→ **Directive**: Your task is to repeat the lines below exactly, excluding any pictures they contain.

→ **Collected data**:
■ ■ ■ ■ ■

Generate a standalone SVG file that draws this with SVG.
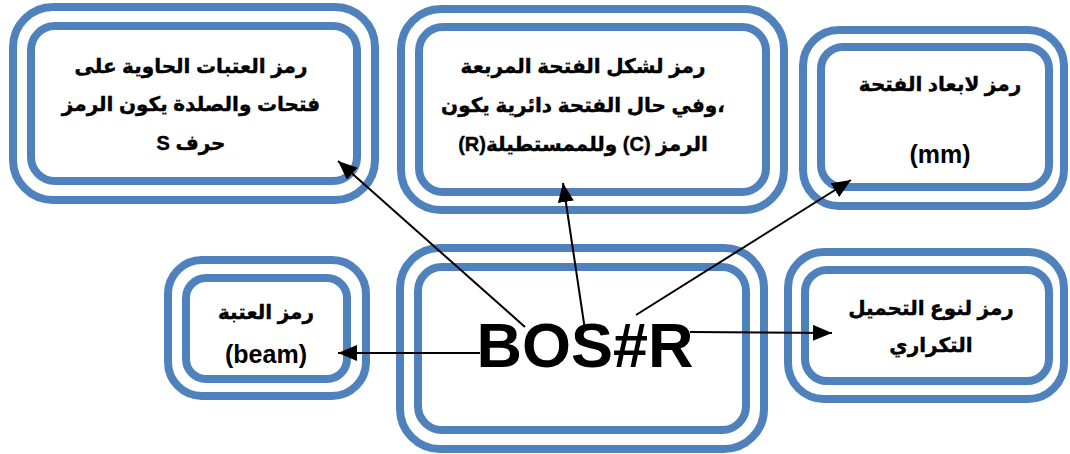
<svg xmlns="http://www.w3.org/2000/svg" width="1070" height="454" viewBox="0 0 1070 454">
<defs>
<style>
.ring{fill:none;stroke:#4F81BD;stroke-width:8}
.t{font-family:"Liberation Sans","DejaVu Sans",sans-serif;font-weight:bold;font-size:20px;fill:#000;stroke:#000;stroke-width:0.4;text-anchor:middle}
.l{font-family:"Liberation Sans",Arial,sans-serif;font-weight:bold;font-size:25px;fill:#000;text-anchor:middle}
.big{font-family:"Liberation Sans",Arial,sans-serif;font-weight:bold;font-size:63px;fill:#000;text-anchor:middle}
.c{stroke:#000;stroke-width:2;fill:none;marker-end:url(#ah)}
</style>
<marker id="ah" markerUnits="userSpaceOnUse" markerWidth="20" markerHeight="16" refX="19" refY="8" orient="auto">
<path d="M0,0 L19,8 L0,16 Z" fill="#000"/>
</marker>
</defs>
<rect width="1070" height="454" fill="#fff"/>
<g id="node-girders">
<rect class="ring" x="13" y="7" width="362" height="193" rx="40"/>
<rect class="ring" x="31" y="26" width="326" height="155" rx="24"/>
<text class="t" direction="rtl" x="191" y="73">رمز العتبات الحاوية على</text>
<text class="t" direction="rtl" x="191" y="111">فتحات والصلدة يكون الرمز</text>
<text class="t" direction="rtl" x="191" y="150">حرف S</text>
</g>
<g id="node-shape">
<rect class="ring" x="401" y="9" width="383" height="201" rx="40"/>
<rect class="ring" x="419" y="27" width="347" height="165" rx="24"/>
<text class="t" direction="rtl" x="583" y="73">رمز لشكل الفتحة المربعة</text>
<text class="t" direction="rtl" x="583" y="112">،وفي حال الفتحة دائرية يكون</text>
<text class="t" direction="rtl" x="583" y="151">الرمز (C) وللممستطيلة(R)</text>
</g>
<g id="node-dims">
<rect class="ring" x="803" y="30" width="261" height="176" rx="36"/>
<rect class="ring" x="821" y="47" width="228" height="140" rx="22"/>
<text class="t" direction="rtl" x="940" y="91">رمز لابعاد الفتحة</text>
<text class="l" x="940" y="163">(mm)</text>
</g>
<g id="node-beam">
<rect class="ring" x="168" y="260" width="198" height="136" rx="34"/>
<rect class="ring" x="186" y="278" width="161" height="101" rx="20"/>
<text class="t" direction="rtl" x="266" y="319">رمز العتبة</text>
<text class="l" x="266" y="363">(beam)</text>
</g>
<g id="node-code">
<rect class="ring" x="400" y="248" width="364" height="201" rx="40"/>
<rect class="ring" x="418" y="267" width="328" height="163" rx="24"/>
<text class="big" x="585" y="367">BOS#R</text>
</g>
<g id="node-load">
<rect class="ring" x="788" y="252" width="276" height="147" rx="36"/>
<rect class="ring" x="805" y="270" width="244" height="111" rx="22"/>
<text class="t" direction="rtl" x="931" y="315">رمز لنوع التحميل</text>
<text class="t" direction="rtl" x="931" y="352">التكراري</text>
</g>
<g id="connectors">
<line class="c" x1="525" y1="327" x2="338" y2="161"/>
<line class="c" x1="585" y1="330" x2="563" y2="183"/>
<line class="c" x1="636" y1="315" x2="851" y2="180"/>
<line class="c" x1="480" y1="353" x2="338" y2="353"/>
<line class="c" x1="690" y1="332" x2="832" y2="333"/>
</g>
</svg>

■ ■ ■ ■ ■

→ **Finished answer**:
Generate a standalone SVG file that draws this with SVG.
<svg xmlns="http://www.w3.org/2000/svg" width="1070" height="454" viewBox="0 0 1070 454">
<defs>
<style>
.ring{fill:none;stroke:#4F81BD;stroke-width:8}
.t{font-family:"Liberation Sans","DejaVu Sans",sans-serif;font-weight:bold;font-size:20px;fill:#000;stroke:#000;stroke-width:0.4;text-anchor:middle}
.l{font-family:"Liberation Sans",Arial,sans-serif;font-weight:bold;font-size:25px;fill:#000;text-anchor:middle}
.big{font-family:"Liberation Sans",Arial,sans-serif;font-weight:bold;font-size:63px;fill:#000;text-anchor:middle}
.c{stroke:#000;stroke-width:2;fill:none;marker-end:url(#ah)}
</style>
<marker id="ah" markerUnits="userSpaceOnUse" markerWidth="20" markerHeight="16" refX="19" refY="8" orient="auto">
<path d="M0,0 L19,8 L0,16 Z" fill="#000"/>
</marker>
</defs>
<rect width="1070" height="454" fill="#fff"/>
<g id="node-girders">
<rect class="ring" x="13" y="7" width="362" height="193" rx="40"/>
<rect class="ring" x="31" y="26" width="326" height="155" rx="24"/>
<text class="t" direction="rtl" x="191" y="73">رمز العتبات الحاوية على</text>
<text class="t" direction="rtl" x="191" y="111">فتحات والصلدة يكون الرمز</text>
<text class="t" direction="rtl" x="191" y="150">حرف S</text>
</g>
<g id="node-shape">
<rect class="ring" x="401" y="9" width="383" height="201" rx="40"/>
<rect class="ring" x="419" y="27" width="347" height="165" rx="24"/>
<text class="t" direction="rtl" x="583" y="73">رمز لشكل الفتحة المربعة</text>
<text class="t" direction="rtl" x="583" y="112">،وفي حال الفتحة دائرية يكون</text>
<text class="t" direction="rtl" x="583" y="151">الرمز (C) وللممستطيلة(R)</text>
</g>
<g id="node-dims">
<rect class="ring" x="803" y="30" width="261" height="176" rx="36"/>
<rect class="ring" x="821" y="47" width="228" height="140" rx="22"/>
<text class="t" direction="rtl" x="940" y="91">رمز لابعاد الفتحة</text>
<text class="l" x="940" y="163">(mm)</text>
</g>
<g id="node-beam">
<rect class="ring" x="168" y="260" width="198" height="136" rx="34"/>
<rect class="ring" x="186" y="278" width="161" height="101" rx="20"/>
<text class="t" direction="rtl" x="266" y="319">رمز العتبة</text>
<text class="l" x="266" y="363">(beam)</text>
</g>
<g id="node-code">
<rect class="ring" x="400" y="248" width="364" height="201" rx="40"/>
<rect class="ring" x="418" y="267" width="328" height="163" rx="24"/>
<text class="big" x="585" y="367">BOS#R</text>
</g>
<g id="node-load">
<rect class="ring" x="788" y="252" width="276" height="147" rx="36"/>
<rect class="ring" x="805" y="270" width="244" height="111" rx="22"/>
<text class="t" direction="rtl" x="931" y="315">رمز لنوع التحميل</text>
<text class="t" direction="rtl" x="931" y="352">التكراري</text>
</g>
<g id="connectors">
<line class="c" x1="525" y1="327" x2="338" y2="161"/>
<line class="c" x1="585" y1="330" x2="563" y2="183"/>
<line class="c" x1="636" y1="315" x2="851" y2="180"/>
<line class="c" x1="480" y1="353" x2="338" y2="353"/>
<line class="c" x1="690" y1="332" x2="832" y2="333"/>
</g>
</svg>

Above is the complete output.